Andy’s post last week touched on the latest designs for the “Freedom Tower” at the site of the World Trade Center in New York City. I thought today I’d follow up from my perspective as a green-minded local. The terrible news of the bombings in London is an upsetting backdrop, but it reinforces my belief that we need to meet this kind of violence with positive visions for the future and the social and political will to realize them.
Right now, the process and designs for the new World Trade Center don’t cut it.
The rebuilding effort long ago devolved into being more about the agendas of a few elites than what’s best for the life and health (physical, economic, and emotional) of the city. It looks to the past — the hokey insistence on a height of 1,776 feet, re-creation of office space the city almost definitely doesn’t need (and would you want to work on the upper floors of a rebuilt WTC?), and the loss of clean energy generation on the site, even as the daily news is full of changing economics, peak oil, global warming, and war in the Middle East.
The “Freedom Tower” as originally designed by Daniel Liebeskind was an airy, glass-walled structure that combined transparency with scale, encapsulating the endurance and openness of America’s democratic society. In succeeding iterations, the tower has become a military fortress, unconnected to life at a human scale in a civilian environment. I don’t suppose I need to hammer home the symbolism of that. (It’s also James Howard Kunstler’s July 2005 Eyesore of the Month.) Check out this entry on Curbed (a New York real estate blog — yes, we have real estate blogs here) to get an idea of how suffocating the “almost impermeable and impregnable 200-foot base” will be in real life.
The plaza redesign resembles an arid redevelopment right out of the bad days of urban renewal in the 1970s.
Last May I posted to Worldchanging: Why not a park? The New York Times Magazine invited four landscape architecture firms to reimagine ground zero. My favorite interpreted and integrated the geographic, ecological, and urban tensions and cohesions of New York City — a single geo-political entity that combines several landforms containing dozens of distinct communities, linked by waterways and the structures we’ve built above and underneath them — and incorporated process into the outcome.
Soil, young trees, and plants would be cultivated at the Fresh Kills landfill on Staten Island, where much debris from the WTC was deposited as the site was cleared. The soil and plants would be barged to lower Manhattan along the rivers, on routes similar to those that took commuters to and from their own neighborhoods and parks to the WTC site, which would become a public park.
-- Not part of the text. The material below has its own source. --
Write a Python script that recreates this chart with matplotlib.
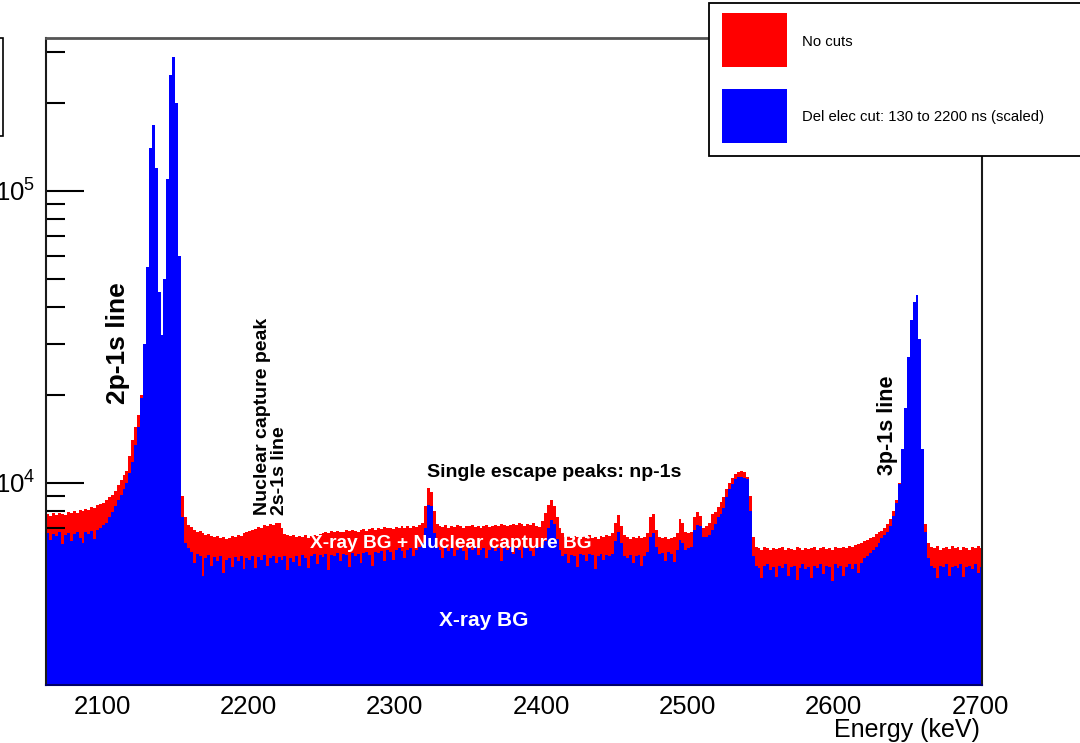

Maybe I’m insulated by knowing that the chances of ground zero being made into a park are just about nil, but I still believe this would be the most healing way to reflect on the lost lives of 9/11, while committing ourselves to the life and health of the city.
(That NYT Magazine article is now behind the paywall, sadly, but for a sense of the minds behind this idea, check out this 2001 unCITY plan by the same firm, D.I.R.T. Studio. It transforms a nine-acre power plant site along the East River into a vibrant, ecologically enlightened work/live urban community.)